SAUSALITO, CALIF.—Is a spa-like shower experience with 90 percent less water consumption and 80 percent less energy consumption possible in a hotel guestroom shower? According to shower system innovator Orbital Systems, it has proven to be very possible—thanks to founder Mehrdad Mahdjoubi’s work with the NASA Mars missions. The company that has U.S. offices in Sausalito, Calif. says it already has 45 installations, including some hotels. The U.S. version of the Oas shower will be available in mid-September.
“When an Orbital is recycling the water, it goes into a receptacle that analyzes the purity of the water. That purity is measured 20 times a second. If the water is higher than a certain threshold, it is dumped down the drain. Most of the water people use is clean enough to go through our system.”
To get to such a high efficiency, Orbital Systems has developed a water recirculation and filtering system that immediately takes draining water in a receptacle, analyzes it 20 times per second for impurities and then pumps it back through a filter for immediate reuse before much of the heat is lost. The recirculated water coming out of the shower, which also passes through a UV filter, is actually cleaner than the water that originally came out. If for some reason the water quality is not pure enough, it is dumped down the drain. “Most of the water people use is clean enough to go through our system,” says B.G. Weiss, V.P. of U.S. Operations for Orbital Systems, adding that the system also goes through a brief cleaning cycle between uses.
A Stronger Shower Experience
The constant recycling of the water allows for the substantial water and energy savings while also delivering up to 30 percent more water flow—the equivalent of increasing shower flow from 1.8 gallons per minute (gpm) to 2.5 gpm.
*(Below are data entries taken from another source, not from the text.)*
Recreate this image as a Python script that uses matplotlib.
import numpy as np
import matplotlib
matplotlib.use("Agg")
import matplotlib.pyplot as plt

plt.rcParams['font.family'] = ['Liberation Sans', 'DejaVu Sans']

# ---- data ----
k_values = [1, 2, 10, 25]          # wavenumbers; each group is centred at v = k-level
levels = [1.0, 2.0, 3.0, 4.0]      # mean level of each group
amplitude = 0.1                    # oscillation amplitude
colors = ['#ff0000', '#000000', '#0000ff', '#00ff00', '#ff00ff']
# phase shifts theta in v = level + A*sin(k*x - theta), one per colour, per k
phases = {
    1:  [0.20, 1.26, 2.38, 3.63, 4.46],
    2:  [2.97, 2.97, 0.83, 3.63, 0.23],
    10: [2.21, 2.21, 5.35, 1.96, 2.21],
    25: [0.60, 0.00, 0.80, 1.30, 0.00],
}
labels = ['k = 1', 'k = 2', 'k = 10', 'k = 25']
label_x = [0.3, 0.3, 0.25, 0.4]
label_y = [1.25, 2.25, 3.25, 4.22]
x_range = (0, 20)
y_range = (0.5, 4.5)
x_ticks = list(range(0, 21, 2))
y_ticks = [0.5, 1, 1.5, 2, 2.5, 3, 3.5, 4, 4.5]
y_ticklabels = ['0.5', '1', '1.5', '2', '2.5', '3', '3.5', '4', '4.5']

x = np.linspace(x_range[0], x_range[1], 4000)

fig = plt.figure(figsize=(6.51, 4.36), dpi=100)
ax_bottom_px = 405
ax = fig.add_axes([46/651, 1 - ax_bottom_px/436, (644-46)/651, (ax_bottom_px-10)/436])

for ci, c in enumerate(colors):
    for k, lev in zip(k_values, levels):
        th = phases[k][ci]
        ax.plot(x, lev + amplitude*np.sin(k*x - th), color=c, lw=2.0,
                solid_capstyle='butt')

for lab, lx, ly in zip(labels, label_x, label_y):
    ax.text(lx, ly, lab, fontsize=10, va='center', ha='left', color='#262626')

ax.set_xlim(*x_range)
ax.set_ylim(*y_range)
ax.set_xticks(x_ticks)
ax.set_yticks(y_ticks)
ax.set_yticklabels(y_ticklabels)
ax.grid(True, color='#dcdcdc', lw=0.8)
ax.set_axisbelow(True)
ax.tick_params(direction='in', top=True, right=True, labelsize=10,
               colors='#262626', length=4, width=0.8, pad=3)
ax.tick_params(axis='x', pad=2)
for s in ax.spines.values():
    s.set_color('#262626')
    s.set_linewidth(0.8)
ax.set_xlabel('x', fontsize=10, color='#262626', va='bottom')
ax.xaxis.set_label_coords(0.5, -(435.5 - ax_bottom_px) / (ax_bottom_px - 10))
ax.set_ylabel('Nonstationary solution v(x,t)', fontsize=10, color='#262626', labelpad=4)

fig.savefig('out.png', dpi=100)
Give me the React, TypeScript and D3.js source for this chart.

An Oas housing panel hides the core technology managing ongoing water purification, temperature correction and flow adjustment. It can be integrated into the wall or mounted to it and is easy to clean. In a typical hotel room filters will need to be replaced every three or four months. The Oas control wheel gives one fingertip control of the shower temperature, and starts and stops Oas at a gentle touch. Shower temperature is displayed on the wheel’s face. The Oas handheld nozzle offers the exact same flow and pressure as the shower head.
“We have two versions of the Oas shower system—one built for retrofits and one for new construction,” Weiss says.
Data Accessible Via an App
Orbital’s Oas shower system feeds shower data and savings to an Oas app, giving hoteliers the ability to monitor water use and savings by room, floor or entire hotel, in real-time. Data can also be displayed in rooms and hotel lobbies, affirming the hotel’s commitment to water conservation and sustainability. The app also allows one to see when a filter needs to be changed.
When asked about the cost per system, Weiss quoted $3,000 but that could be discounted with multiple purchases. The expected return on investment is two to two and one-half years—primarily from the energy savings. While sizeable rebates are currently available in Asia, they are not yet offered in the United States.
“So far the market has been really positive,” Weiss says, adding that one large hotel in Las Vegas could save as much as one billion gallons of water a year with the Oas shower system.